Stated task:
Leave out the pictures, then output the lines of the records below from the first through the one containing "import math".

Data rows:
-------
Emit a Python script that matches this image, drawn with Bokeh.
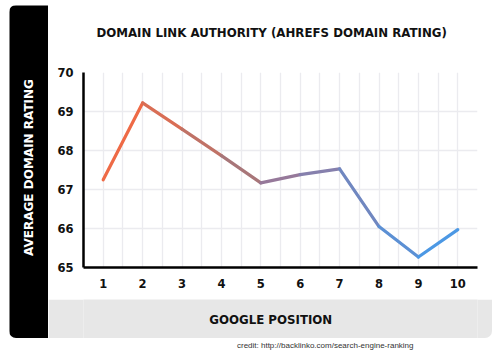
from bokeh.plotting import figure
from bokeh.models import Label, FixedTicker, Range1d, Spacer
from bokeh.layouts import row, column
from bokeh.embed import file_html
from bokeh.resources import INLINE
import math

positions = [1, 2, 3, 4, 5, 6, 7, 8, 9, 10]
ratings = [67.25, 69.22, 68.55, 67.87, 67.17, 67.38, 67.53, 66.05, 65.27, 65.97]
seg_colors = ["#ee6a46", "#d96e55", "#c07266", "#a87679", "#96799a", "#8680ad",
              "#7087c0", "#5c90d4", "#4c98e4"]
x_ticks = [1, 2, 3, 4, 5, 6, 7, 8, 9, 10]
y_ticks = [65, 66, 67, 68, 69, 70]

title_text = "DOMAIN LINK AUTHORITY (AHREFS DOMAIN RATING)"
y_label = "AVERAGE DOMAIN RATING"
x_label = "GOOGLE POSITION"
credit = "credit: http://backlinko.com/search-engine-ranking"


def text_panel(w, h, bg):
    f = figure(width=w, height=h, output_backend="svg", toolbar_location=None,
               x_range=Range1d(0, w), y_range=Range1d(0, h),
               x_axis_location=None, y_axis_location=None,
               min_border=0, min_border_left=0, min_border_right=0,
               min_border_top=0, min_border_bottom=0)
    f.outline_line_color = None
    f.grid.visible = False
    f.background_fill_color = bg
    f.border_fill_color = bg
    return f


# black band with rotated axis title
band = text_panel(39, 333, "black")
band.styles = {"border-radius": "7px 0 0 7px", "overflow": "hidden"}
band.add_layout(Label(x=19, y=171, text=y_label, angle=math.pi / 2,
                      text_font="DejaVu Sans", text_font_style="bold", text_font_size="12px",
                      text_align="center", text_baseline="middle", text_color="white"))

# title strip
top = text_panel(444, 50, "white")
top.add_layout(Label(x=212, y=23, text=title_text,
                     text_font="DejaVu Sans", text_font_style="bold", text_font_size="11.8px",
                     text_align="center", text_baseline="middle", text_color="#111111"))

# main chart
p = figure(width=444, height=244, output_backend="svg", toolbar_location=None,
           x_range=Range1d(0.5, 10.5), y_range=Range1d(65, 70),
           min_border_left=35, min_border_right=15, min_border_top=17, min_border_bottom=32)
p.outline_line_color = None
p.background_fill_color = "white"
p.border_fill_color = "white"

p.xgrid.ticker = FixedTicker(ticks=[0.5 + 0.5 * i for i in range(21)])
p.ygrid.ticker = FixedTicker(ticks=y_ticks)
p.xgrid.grid_line_color = "#ebebef"
p.ygrid.grid_line_color = "#ebebef"
p.xgrid.grid_line_width = 1.3
p.ygrid.grid_line_width = 1.3

for ax in (p.xaxis, p.yaxis):
    ax.axis_line_color = "black"
    ax.axis_line_width = 2.5
    ax.major_tick_line_color = None
    ax.minor_tick_line_color = None
    ax.major_label_text_font = "DejaVu Sans"
    ax.major_label_text_font_style = "bold"
    ax.major_label_text_font_size = "11.5px"
    ax.major_label_text_color = "#111111"
p.xaxis.ticker = FixedTicker(ticks=x_ticks)
p.yaxis.ticker = FixedTicker(ticks=y_ticks)
p.xaxis.major_label_standoff = 5
p.yaxis.major_label_standoff = 4

for i in range(len(positions) - 1):
    p.line(positions[i:i + 2], ratings[i:i + 2], line_color=seg_colors[i], line_width=3.2,
           line_cap="round", line_join="round")

# gray bottom band
gray = text_panel(444, 39, "#e7e7e7")
gray.styles = {"border-radius": "0 0 7px 0", "overflow": "hidden"}
gray.add_layout(Label(x=211, y=19, text=x_label,
                      text_font="DejaVu Sans", text_font_style="bold", text_font_size="11.8px",
                      text_align="center", text_baseline="middle", text_color="#111111"))

# credit strip
cred = text_panel(500, 15, "white")
cred.add_layout(Label(x=413, y=8, text=credit,
                      text_font="Liberation Sans", text_font_size="8px",
                      text_align="right", text_baseline="middle", text_color="#333333"))

card = row(Spacer(width=9, height=333), band,
           column(top, p, gray, spacing=0), Spacer(width=8, height=333), spacing=0)
layout = column(Spacer(width=500, height=5), card, cred, spacing=0)

open("out.html", "w").write(file_html(layout, INLINE))
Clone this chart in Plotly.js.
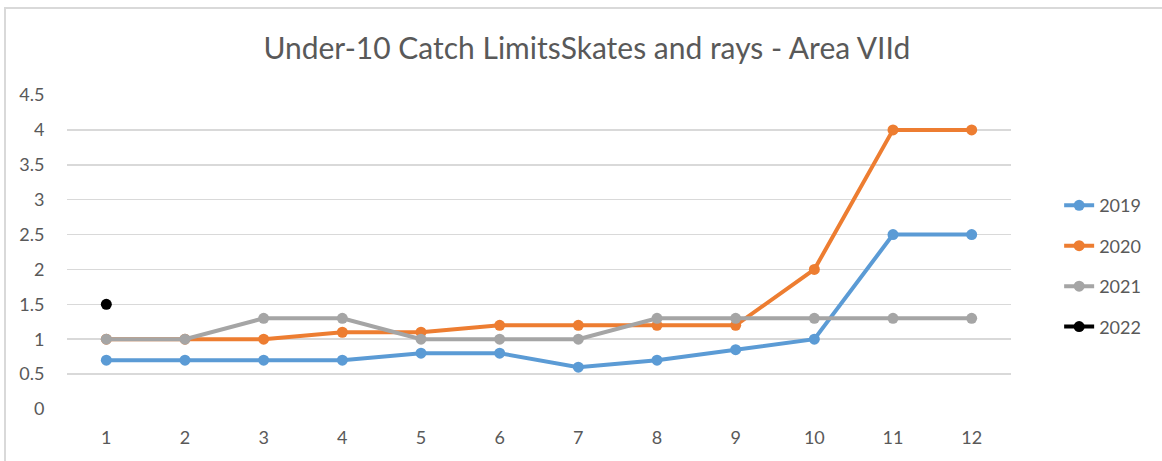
<!DOCTYPE html>
<html>
<head>
<meta charset="utf-8">
<script src="https://cdn.plot.ly/plotly-3.0.1.min.js"></script>
<style>
  html, body { margin: 0; padding: 0; background: #ffffff; }
  #frame { position: absolute; left: 4px; top: 7px; width: 1170px; height: 470px;
           border-top: 2px solid #d9d9d9; border-left: 2px solid #d9d9d9; }
  #chart { position: absolute; left: 0; top: 0; width: 1162px; height: 461px; }
</style>
</head>
<body>
<div id="frame"></div>
<div id="chart"></div>
<script>
const categories = [1, 2, 3, 4, 5, 6, 7, 8, 9, 10, 11, 12];
const tickLabels = ["1", "2", "3", "4", "5", "6", "7", "8", "9", "10", "11", "12"];
const seriesNames = ["2019", "2020", "2021", "2022"];
const values2019 = [0.7, 0.7, 0.7, 0.7, 0.8, 0.8, 0.6, 0.7, 0.85, 1, 2.5, 2.5];
const values2020 = [1, 1, 1, 1.1, 1.1, 1.2, 1.2, 1.2, 1.2, 2, 4, 4];
const values2021 = [1, 1, 1.3, 1.3, 1, 1, 1, 1.3, 1.3, 1.3, 1.3, 1.3];
const values2022 = [1.5, null, null, null, null, null, null, null, null, null, null, null];
const yTicks = [0, 0.5, 1, 1.5, 2, 2.5, 3, 3.5, 4, 4.5];
const yTickLabels = ["0", "0.5", "1", "1.5", "2", "2.5", "3", "3.5", "4", "4.5"];

const colors = ["#5B9BD5", "#ED7D31", "#A5A5A5", "#000000"];
const allValues = [values2019, values2020, values2021, values2022];

const traces = allValues.map((vals, i) => ({
  x: categories,
  y: vals,
  name: seriesNames[i],
  legendgroup: seriesNames[i],
  type: "scatter",
  mode: "lines+markers",
  line: { color: colors[i], width: 4 },
  marker: { color: colors[i], size: 11 },
  connectgaps: false
}));

const font = "Lato, 'Open Sans', sans-serif";

const layout = {
  width: 1162,
  height: 461,
  margin: { l: 67, r: 151, t: 95, b: 52 },
  paper_bgcolor: "rgba(0,0,0,0)",
  plot_bgcolor: "rgba(0,0,0,0)",
  title: {
    text: "Under-10 Catch LimitsSkates and rays - Area VIId",
    font: { family: font, size: 30, color: "#595959" },
    x: 0.505, xanchor: "center",
    y: 0.895, yanchor: "middle", yref: "container"
  },
  xaxis: {
    range: [0.5, 12.5],
    tickmode: "array",
    tickvals: categories,
    ticktext: tickLabels,
    showgrid: false,
    zeroline: false,
    showline: false,
    ticks: "outside",
    ticklen: 12,
    tickcolor: "rgba(0,0,0,0)",
    tickfont: { family: font, size: 18, color: "#595959" },
    fixedrange: true
  },
  yaxis: {
    range: [0, 4.5],
    tickmode: "array",
    tickvals: yTicks,
    ticktext: yTickLabels,
    showgrid: true,
    gridcolor: "#d9d9d9",
    gridwidth: 1.5,
    zeroline: false,
    showline: false,
    ticks: "outside",
    ticklen: 18,
    tickcolor: "rgba(0,0,0,0)",
    tickfont: { family: font, size: 18, color: "#595959" },
    fixedrange: true
  },
  showlegend: true,
  legend: {
    x: 1.051, xanchor: "left",
    y: 0.455, yanchor: "middle",
    font: { family: font, size: 18, color: "#595959" },
    tracegroupgap: 14,
    bgcolor: "rgba(0,0,0,0)"
  }
};

Plotly.newPlot("chart", traces, layout, { displayModeBar: false, staticPlot: true });
</script>
</body>
</html>
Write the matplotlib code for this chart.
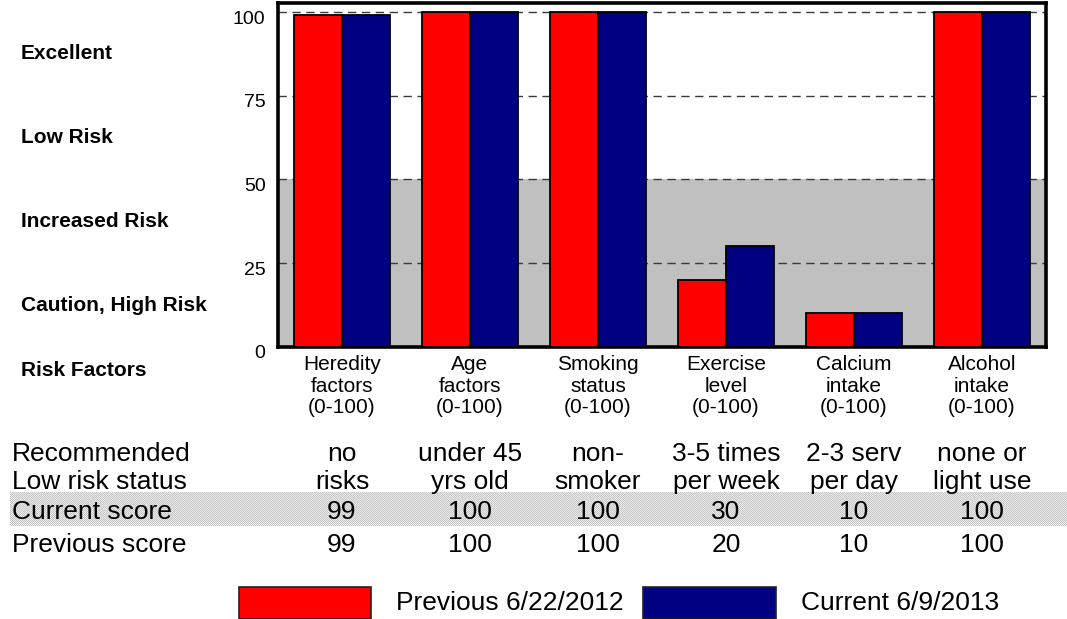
-------
Full solution:
Emit a Python script that matches this image, drawn with Bokeh.
from bokeh.plotting import figure
from bokeh.models import Label, FixedTicker, Range1d, Spacer
from bokeh.layouts import row, column
from bokeh.embed import file_html
from bokeh.resources import INLINE
import math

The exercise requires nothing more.